Cleaning data with Swipe
Toon Boeckling, Antoon Bronselaer
TL;DR
This work tackles repairing databases under functional dependencies by value updates to minimize total change cost, a problem known to be NP-hard. It introduces Swipe, a single-path Chase variant that uses a forward repairable partition of attributes and a priority repair strategy to repair FDs sequentially, supported by efficient tuple-equivalence tracking via disjoint-set forests. Swipe guarantees termination and leverages preservative repair functions to avoid revising earlier decisions, achieving competitive repair quality. Empirical evaluation on four real datasets shows Swipe dramatically outperforms multi-sequence Llunatic in run time (1–3 orders of magnitude faster) while maintaining or improving repair effectiveness, and scales well with increasing tuple counts. These results demonstrate that a carefully designed single-path repair can rival exhaustive approaches and open avenues for extending to more expressive constraints like conditional FDs.
Abstract
The repair problem for functional dependencies is the problem where an input database needs to be modified such that all functional dependencies are satisfied and the difference with the original database is minimal. The output database is then called an optimal repair. If the allowed modifications are value updates, finding an optimal repair is NP-hard.
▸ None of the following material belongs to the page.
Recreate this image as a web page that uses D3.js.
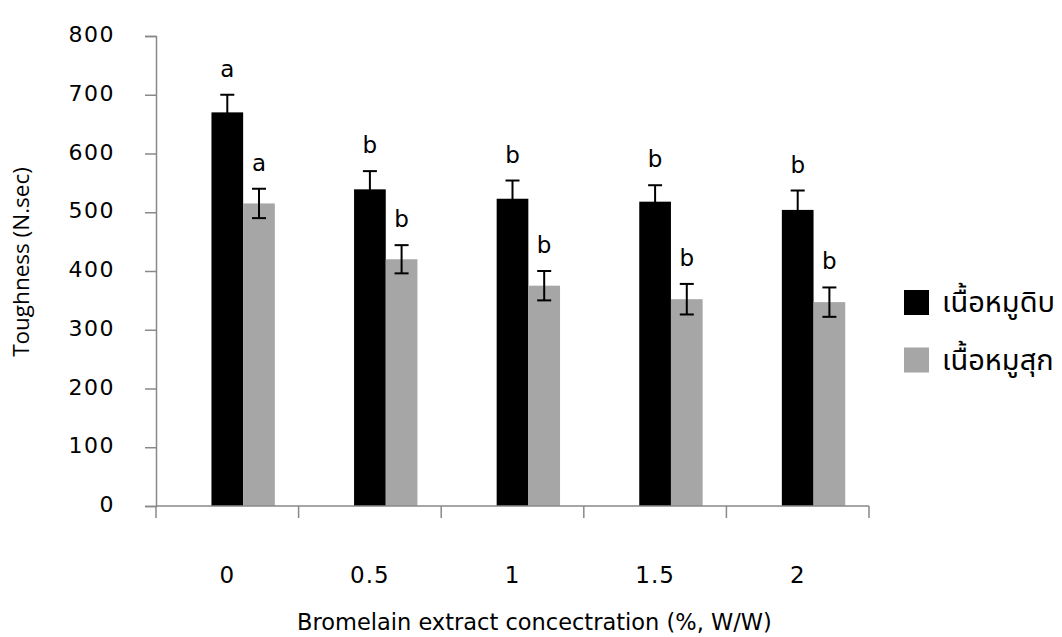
<!DOCTYPE html>
<html>
<head>
<meta charset="utf-8">
<script src="https://cdn.jsdelivr.net/npm/d3@7"></script>
<style>
  body { margin: 0; background: #fff; }
  text { font-family: "DejaVu Sans", sans-serif; fill: #000; }
  .thai { font-family: "Noto Sans Thai", "Noto Sans Thai UI", "Loma", "Garuda", "Norasi", "Tlwg Typo", "Noto Sans", sans-serif; }
</style>
</head>
<body>
<div id="chart"></div>
<script>
// concentration levels on the x axis
const categories = ['0', '0.5', '1', '1.5', '2']
// series names (the first slot of each cluster is an empty series, as in the source)
const seriesNames = ['', 'เนื้อหมูดิบ', 'เนื้อหมูสุก']
const rawValues = [670, 539, 523, 518, 504]
const rawErrors = [30, 31, 31, 28, 33]
const rawLetters = ['a', 'b', 'b', 'b', 'b']
const cookedValues = [515, 420, 375, 352, 347]
const cookedErrors = [25, 24, 25, 26, 25]
const cookedLetters = ['a', 'b', 'b', 'b', 'b']
const yTicks = [0, 100, 200, 300, 400, 500, 600, 700, 800]

const width = 1062
const height = 637
const margin = { top: 36, right: 193, bottom: 131, left: 156 }
const colors = { 'เนื้อหมูดิบ': '#000000', 'เนื้อหมูสุก': '#a6a6a6' }

const rows = categories.map((c, i) => ({
  category: c,
  bars: [
    { key: seriesNames[1], value: rawValues[i], err: rawErrors[i], letter: rawLetters[i] },
    { key: seriesNames[2], value: cookedValues[i], err: cookedErrors[i], letter: cookedLetters[i] }
  ]
}))

const svg = d3.select('#chart').append('svg')
    .attr('width', width)
    .attr('height', height)

const x0 = d3.scaleBand()
    .domain(categories)
    .range([margin.left, width - margin.right])
    .padding(0)

// gap width 150% -> 1.5 slots of padding per cluster
const x1 = d3.scaleBand()
    .domain(seriesNames)
    .range([0, x0.bandwidth()])
    .paddingInner(0)
    .paddingOuter(0.75)

const y = d3.scaleLinear()
    .domain([0, 800])
    .range([height - margin.bottom, margin.top])

const axisColor = '#898989'

// y axis
const yAxis = svg.append('g')
    .attr('transform', `translate(${margin.left},0)`)
    .call(d3.axisLeft(y).tickValues(yTicks).tickSize(11).tickPadding(30))
yAxis.select('.domain').attr('stroke', axisColor).attr('stroke-width', 1.5)
yAxis.selectAll('.tick line').attr('stroke', axisColor).attr('stroke-width', 1.5)
yAxis.selectAll('.tick text')
    .style('font-family', '"DejaVu Sans", sans-serif')
    .style('font-size', '22px')
    .style('letter-spacing', '1.5px')
    .attr('dy', '0.25em')

// bars
const groups = svg.append('g').selectAll('g')
  .data(rows)
  .join('g')
    .attr('transform', (d) => `translate(${x0(d.category)},0)`)

groups.selectAll('rect')
  .data((d) => d.bars)
  .join('rect')
    .attr('x', (d) => x1(d.key))
    .attr('width', x1.bandwidth())
    .attr('y', (d) => y(d.value))
    .attr('height', (d) => y(0) - y(d.value))
    .attr('fill', (d) => colors[d.key])

// error bars
const err = groups.selectAll('g.err')
  .data((d) => d.bars)
  .join('g')
    .attr('class', 'err')
    .attr('stroke', '#000')
    .attr('stroke-width', 2)
err.append('line')
    .attr('x1', (d) => x1(d.key) + x1.bandwidth() / 2)
    .attr('x2', (d) => x1(d.key) + x1.bandwidth() / 2)
    .attr('y1', (d) => y(d.value - d.err))
    .attr('y2', (d) => y(d.value + d.err))
err.append('line')
    .attr('x1', (d) => x1(d.key) + x1.bandwidth() / 2 - 7)
    .attr('x2', (d) => x1(d.key) + x1.bandwidth() / 2 + 7)
    .attr('y1', (d) => y(d.value + d.err))
    .attr('y2', (d) => y(d.value + d.err))
err.append('line')
    .attr('x1', (d) => x1(d.key) + x1.bandwidth() / 2 - 7)
    .attr('x2', (d) => x1(d.key) + x1.bandwidth() / 2 + 7)
    .attr('y1', (d) => y(d.value - d.err))
    .attr('y2', (d) => y(d.value - d.err))

// significance letters
groups.selectAll('text.letter')
  .data((d) => d.bars)
  .join('text')
    .attr('class', 'letter')
    .attr('x', (d) => x1(d.key) + x1.bandwidth() / 2)
    .attr('y', (d) => y(d.value + d.err) - 18)
    .attr('text-anchor', 'middle')
    .style('font-size', '23px')
    .text((d) => d.letter)

// x axis: line with ticks between categories
const xBase = y(0)
const xAxis = svg.append('g')
xAxis.append('line')
    .attr('x1', margin.left).attr('x2', width - margin.right)
    .attr('y1', xBase).attr('y2', xBase)
    .attr('stroke', axisColor).attr('stroke-width', 1.5)
const bounds = categories.map((c) => x0(c)).concat([width - margin.right])
xAxis.selectAll('line.tick')
  .data(bounds)
  .join('line')
    .attr('class', 'tick')
    .attr('x1', (d) => d).attr('x2', (d) => d)
    .attr('y1', xBase).attr('y2', xBase + 12)
    .attr('stroke', axisColor).attr('stroke-width', 1.5)
xAxis.selectAll('text')
  .data(categories)
  .join('text')
    .attr('x', (d) => x0(d) + x0.bandwidth() / 2)
    .attr('y', 583)
    .attr('text-anchor', 'middle')
    .style('font-size', '23px')
    .style('letter-spacing', '1px')
    .text((d) => d)

// axis titles
svg.append('text')
    .attr('x', 297)
    .attr('y', 630)
    .attr('text-anchor', 'start')
    .style('font-size', '22.5px')
    .text('Bromelain extract concectration (%, W/W)')

svg.append('text')
    .attr('transform', 'translate(29,262) rotate(-90)')
    .attr('text-anchor', 'middle')
    .style('font-family', '"Open Sans", sans-serif')
    .style('font-size', '22.5px')
    .text('Toughness (N.sec)')

// legend
const legend = svg.append('g').selectAll('g')
  .data(seriesNames.slice(1))
  .join('g')
    .attr('transform', (d, i) => `translate(904,${290 + i * 57.5})`)
legend.append('rect')
    .attr('width', 25)
    .attr('height', 25)
    .attr('fill', (d) => colors[d])
legend.append('text')
    .attr('class', 'thai')
    .attr('x', 38)
    .attr('y', 22)
    .style('font-size', '29px')
    .text((d) => d)
</script>
</body>
</html>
A well-known approach to find approximations of optimal repairs builds a Chase tree in which each internal node resolves violations of one functional dependency and leaf nodes represent repairs. A key property of this approach is that controlling the branching factor of the Chase tree allows to control the trade-off between repair quality and computational efficiency. In this paper, we explore an extreme variant of this idea in which the Chase tree has only one path. To construct this path, we first create a partition of attributes such that classes can be repaired sequentially. We repair each class only once and do so by fixing the order in which dependencies are repaired. This principle is called priority repairing and we provide a simple heuristic to determine priority. The techniques for attribute partitioning and priority repair are combined in the Swipe algorithm. An empirical study on four real-life data sets shows that Swipe is one to three orders of magnitude faster than multi-sequence Chase-based approaches, whereas the quality of repairs is comparable or better. Moreover, a scalability analysis of the Swipe algorithm shows that Swipe scales well in terms of an increasing number of tuples.